WTA 'Road to Singapore' begins
30 January, 2014
Chris Evert (left), Legend Ambassador for the WTA Championship in Singapore, responding to media queries with Eugenie Bouchard, an up-and-coming Canadian player, at a media event. (Photo by VoxSports)
Several highlights of this October’s women’s tennis season grand finale were unveiled at a media conference on Monday, the first update since Singapore won the rights to become the WTA Championship’s host country for the next five years last May.
“This is a game-changing moment for the WTA,” said Stacey Allaster, Chairman and CEO of WTA, of the 2014 edition.
Together with Chief Executive Officer of World Sport Group Andrew Georgiou, she was in town with former world no. 1 Chris Evert and Eugenie Bouchard, an up-and-coming Canadian player.
Evert has also been appointed as the Legend Ambassador for the Championships in Singapore as a testament to her standing in the tennis world.
“I wasn’t the strongest, the fastest or tallest... But I had a dream,” said the 59-year-old of her tennis journey, whose passion to growing women’s tennis has been described by Allaster as “unwavering”.
“If you work hard towards it, it will come true… I was determined and hungry to win matches,” Evert shared.
As ambassador, she will be supporting the season-long Road To Singapore campaign by promoting it, as well as taking part in community programmes.
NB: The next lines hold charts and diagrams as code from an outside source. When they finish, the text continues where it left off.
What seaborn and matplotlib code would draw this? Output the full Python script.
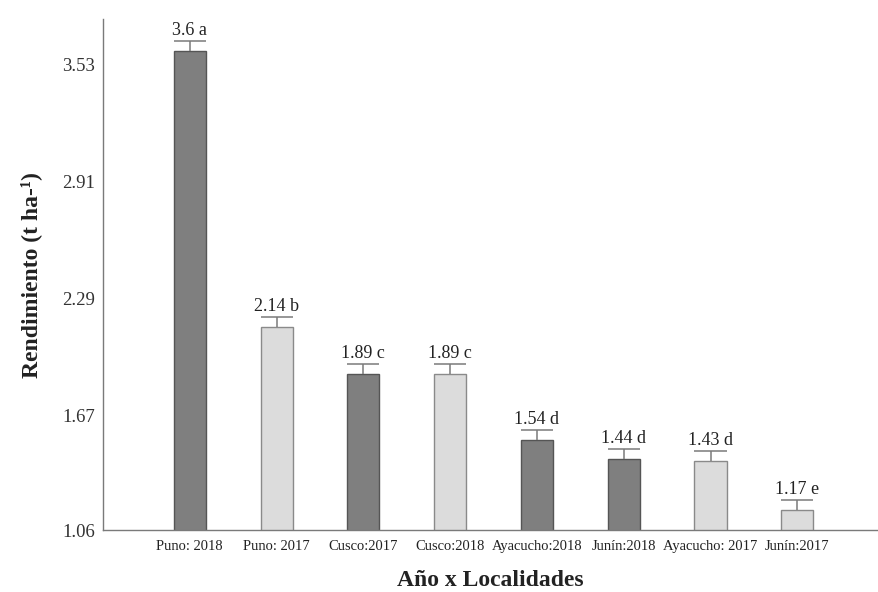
import matplotlib
matplotlib.use("Agg")
import matplotlib.pyplot as plt
import seaborn as sns
import pandas as pd

# Yield per location/year, Tukey letters and standard error
localidades = ["Puno: 2018", "Puno: 2017", "Cusco:2017", "Cusco:2018",
               "Ayacucho:2018", "Junín:2018", "Ayacucho: 2017", "Junín:2017"]
rendimiento = [3.6, 2.14, 1.89, 1.89, 1.54, 1.44, 1.43, 1.17]
letras = ["a", "b", "c", "c", "d", "d", "d", "e"]
error = [0.053, 0.052, 0.051, 0.051, 0.051, 0.051, 0.051, 0.051]
tono = ["oscuro", "claro", "oscuro", "claro", "oscuro", "oscuro", "claro", "claro"]
yticks = [1.06, 1.67, 2.29, 2.91, 3.53]

fill = {"oscuro": "#7f7f7f", "claro": "#dcdcdc"}
edge = {"oscuro": "#555555", "claro": "#8a8a8a"}
bar_w = 0.37

sns.set_theme(style="white")
plt.rcParams["font.family"] = ["Liberation Serif", "DejaVu Serif"]

df = pd.DataFrame({"loc": localidades, "val": rendimiento})

fig = plt.figure(figsize=(8.79, 5.92), dpi=100)
ax = fig.add_axes([0.1172, 0.1039, 0.8817, 0.864])

sns.barplot(data=df, x="loc", y="val", hue="loc",
            palette=[fill[t] for t in tono], width=bar_w,
            legend=False, ax=ax, errorbar=None, saturation=1)

for patch, t in zip(ax.patches, tono):
    patch.set_edgecolor(edge[t])
    patch.set_linewidth(1.0)

# upper-only error bars: stem from bar top plus a cap as wide as the bar
xs = list(range(len(localidades)))
tops = [v + e for v, e in zip(rendimiento, error)]
ax.vlines(xs, rendimiento, tops, colors="#7a7a7a", linewidth=1.1)
ax.hlines(tops, [x - bar_w / 2 for x in xs], [x + bar_w / 2 for x in xs],
          colors="#7a7a7a", linewidth=1.1)

for x, v, t, l in zip(xs, rendimiento, tops, letras):
    ax.annotate(f"{v:g} {l}", (x, t), xytext=(0, 1.5),
                textcoords="offset points", ha="center", va="bottom",
                fontsize=13, color="#222222")

ax.set_ylim(1.06, 3.77)
ax.set_xlim(-1, 7.93)
ax.set_yticks(yticks)
ax.set_yticklabels([f"{t:.2f}" for t in yticks])

for side in ["top", "right"]:
    ax.spines[side].set_visible(False)
for side in ["left", "bottom"]:
    ax.spines[side].set_color("#7a7a7a")
    ax.spines[side].set_linewidth(1.0)

ax.tick_params(axis="both", which="major", direction="out", length=4,
               width=1.0, color="#7a7a7a")
ax.tick_params(axis="y", labelsize=13.5, labelcolor="#333333", pad=2)
ax.tick_params(axis="x", labelsize=10.5, labelcolor="#222222", pad=3)

ax.set_xlabel("Año x Localidades", fontsize=17, fontweight="bold",
              color="#222222", labelpad=12)
ax.set_ylabel("Rendimiento (t ha-¹)", fontsize=17, fontweight="bold",
              color="#222222", labelpad=14)

fig.savefig("out.png", dpi=100)
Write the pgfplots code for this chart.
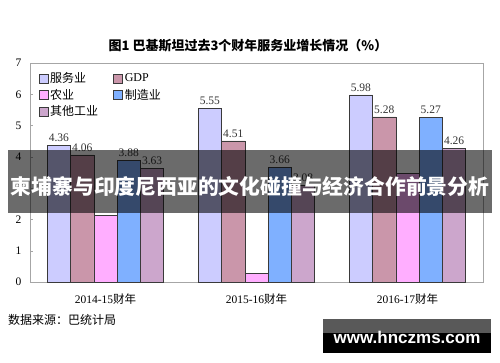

About the 10-day extravaganza to take place this year, Allaster touched base on what laid in store when it finally arrives on our shores: “We’re taking a six-day tennis event featuring the very best in the world, and together with our innovative partner here in Singapore, transforming it to a 10-day sports entertainment spectacular.”
This includes a Fan Festival weekend, which will feature a “family event” and a “kids’ day” as part of a series of exhibitions and activities for fans of the women’s tennis tournament.
“The WTA Championships Singapore will have something for everyone,” Allaster reassured.
The first edition of the championships to be held in an Asia-Pacific country, the 44th staging of the prestigious event will see the top eight singles players and top eight doubles team battle it out for a grand prize of S$8 million, the first time such an amount is up for grabs.
On what audiences can expect from the 10-day spectacular, Georgiou revealed: “Some world class athletes... an awesome venue, a state of the art Singapore Sports Hub… we are extremely privileged to have the opportunity to use that.”
“And of course we are going to have a great atmosphere, the Singapore atmosphere,” he gushed, adding they not only hope to draw local residents, but also people from “around the region”.
This upgrade in the structure and format of the tournament shows a shift in the WTA’s focus, which is now on the Asia region.
Georgiou revealed that although the United States and Europe used to command most of the tennis world’s attention, “forty-percent of all WTA events are now held on the Asian subcontinent”.
“With those statistics, we can’t deny that the epicentre of the future will of course be Asia,” he said.
The WTA is also channeling it’s efforts on moulding future tennis greats, with Allaster announcing a junior showcase of the top under-14s and under-16s from around the world during the WTA Championships.
These juniors will be selected through rounds of ‘Road to Singapore‘ tournaments in their home countries.
“I think this is going to be the first of five roads and I think each road will be more interesting and different,” said Georgiou. “But nothing is as good as your first.”
Bouchard, who was the first Canadian to make the Semi Finals in 30 years at the recent Australian Open, echoed this sentiment.
“I’ve got a long way to go before I can come back here in October, but it’s one of my main goals and I’m working towards that,” said the 19-year-old graciously.
“I speak on behalf of all the players when I say that we’re confident that this will be the best Championships ever.”